The five names that pass both tests
The discounts run deepest at Zoetis (NYSE: ZTS | ZTS Price Prediction) at 32%, Accenture (NYSE: ACN) at 30%, Domino’s Pizza (NASDAQ: DPZ) at 23%, Intuit (NASDAQ: INTU) at 19%, and SBA Communications (NASDAQ: SBAC) at 13%.
The fundamentals support the gap.
Accenture posted Q2 FY26 revenue of $18.04 billion, up 8%, with record bookings of $22.1 billion, and raised its quarterly dividend 10% to $1.63. Intuit grew Q2 revenue 17% to $4.651 billion and lifted the payout 15%. Both stocks are deep in the red year to date.
Why the discount math matters more than the dividend math
Take a concrete example. Suppose you put $10,000 into Zoetis at $114. That buys roughly 88 shares paying $2.12 annually, an entry yield near 1.9%.
Had you bought a year ago near $154, you would own roughly 65 shares, earning the same dividend per share on a higher cost basis. Same company, same payout, permanently lower yield on cost.
That is the math the screen ignores.
The discount widens the runway for total return, too. Zoetis trades at a forward P/E of 19 against an analyst target of $150. Accenture sits at a forward P/E of 14 with a target of $251. Intuit’s forward multiple is 15 with a target of $594.

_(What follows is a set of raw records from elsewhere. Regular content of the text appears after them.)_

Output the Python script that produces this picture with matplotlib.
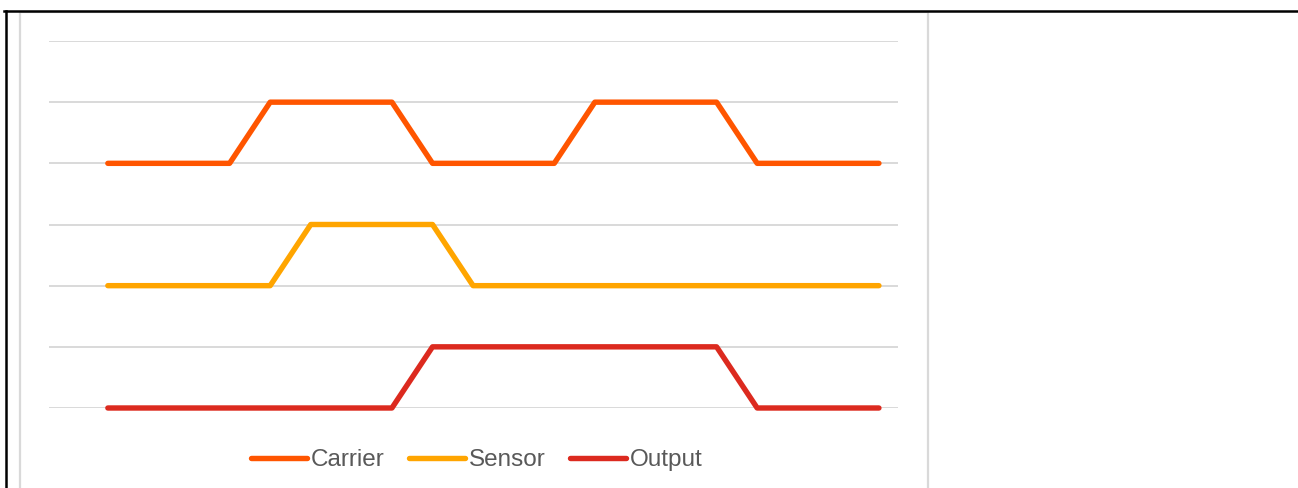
import matplotlib.pyplot as plt
from matplotlib.lines import Line2D
from matplotlib.patches import Rectangle

# data
steps = list(range(20))
carrier = [4, 4, 4, 4, 5, 5, 5, 5, 4, 4, 4, 4, 5, 5, 5, 5, 4, 4, 4, 4]
sensor = [2, 2, 2, 2, 2, 3, 3, 3, 3, 2, 2, 2, 2, 2, 2, 2, 2, 2, 2, 2]
output = [0, 0, 0, 0, 0, 0, 0, 0, 1, 1, 1, 1, 1, 1, 1, 1, 0, 0, 0, 0]
names = ['Carrier', 'Sensor', 'Output']
colors = ['#FF5500', '#FFA500', '#DC2A1F']

W, H = 1298, 488
fig = plt.figure(figsize=(W / 100, H / 100), dpi=100)
plt.rcParams['font.family'] = ['Liberation Sans', 'DejaVu Sans']

# chart frame
fig.add_artist(Rectangle((19.5 / W, -0.05), (928 - 19.5) / W, 1.05 - 11.5 / H,
                         transform=fig.transFigure, fill=False,
                         edgecolor='#D9D9D9', linewidth=1.6))
# black outer lines
fig.add_artist(Line2D([4 / W, 1], [1 - 10.5 / H, 1 - 10.5 / H],
                      transform=fig.transFigure, color='black', linewidth=1.8))
fig.add_artist(Line2D([5.5 / W, 5.5 / W], [0, 1 - 10.5 / H],
                      transform=fig.transFigure, color='black', linewidth=1.8))

ax = fig.add_axes([49 / W, (H - 408) / H, 849 / W, 367 / H])
for vals, name, c in zip([carrier, sensor, output], names, colors):
    ax.plot(steps, vals, color=c, linewidth=3.9, label=name,
            solid_capstyle='round', solid_joinstyle='round', clip_on=False, zorder=3)

ax.set_xlim(-1.45, 19.47)
ax.set_ylim(0, 6)
ax.set_yticks(range(7))
ax.grid(axis='y', color='#D9D9D9', linewidth=1.4)
ax.tick_params(left=False, bottom=False, labelleft=False, labelbottom=False)
for s in ax.spines.values():
    s.set_visible(False)

leg = fig.legend(loc='center', bbox_to_anchor=(477 / W, 1 - 460 / H), ncol=3,
                 frameon=False, fontsize=17.5, handlelength=2.3, handletextpad=0.16,
                 columnspacing=1.0, labelcolor='#595959')

fig.savefig('out.png', dpi=100)
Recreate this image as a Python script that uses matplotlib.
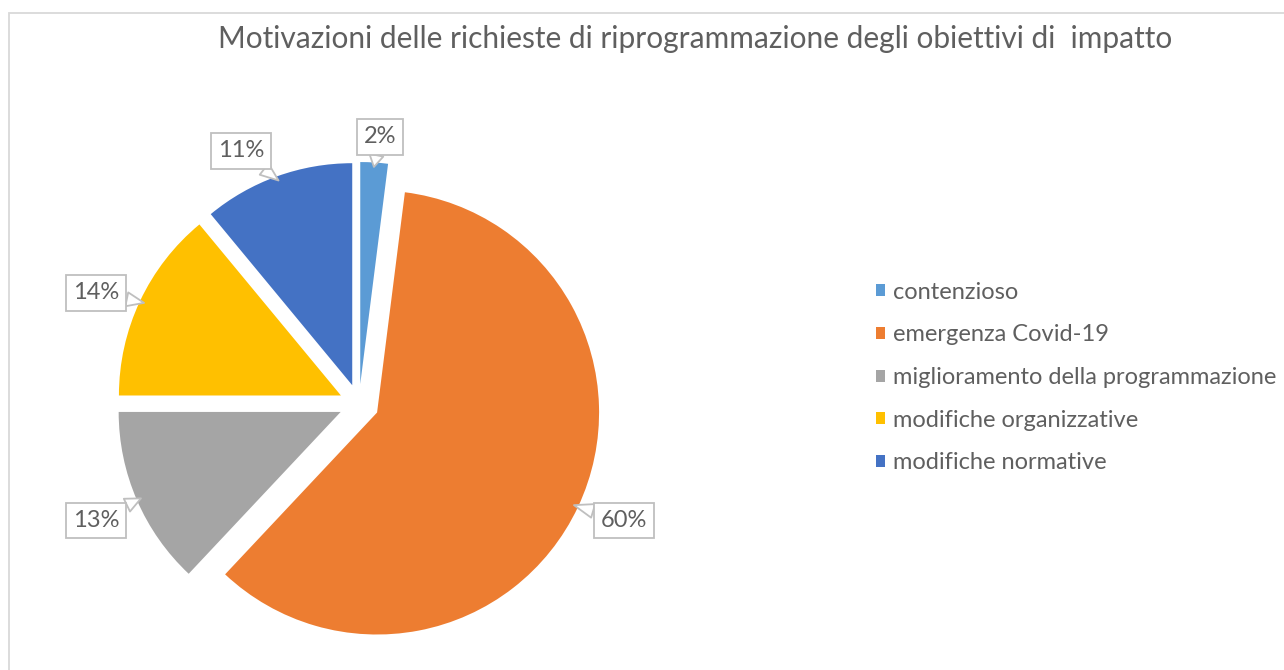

Who this list fits, and who it hurts
The setup fits an investor with a 7-to-15-year horizon to fund future income. A 50-year-old building taxable retirement income can buy a 1-to-2% starter yield today and let double-digit raises do the heavy lifting. Domino’s quarterly dividend climbed from $1.51 in 2024 to $1.99 in 2026. SBA Communications raised 13% in April to $1.25, with the payout still only ~41% of AFFO. That leaves room to keep raising.
The same list hurts a 70-year-old who needs cash flow today. Zoetis, at a 1.9% yield, does not cover current bills, regardless of growth rate. Retirees drawing portfolios are usually better served pairing a sleeve of these growers with higher current-yield holdings, Treasury ladders, or covered-call funds that prioritize today’s check over tomorrow’s raise.
What to do with this
Three steps.
- First, pull the Morningstar fair value estimate for each name before buying and confirm the discount is still there. Gaps close.
- Second, project your yield on cost at year 10 using a conservative 8% annual growth assumption, well below the recent 10% to 15% raises across this group, and compare it against what a 10-year Treasury would pay you on the same dollars.
- Third, separate quality and valuation in your own process going forward. The host’s caveat is the lesson: a list of exceptional dividend growers is only a starting point for further research. These five names are simply where both filters happen to overlap right now.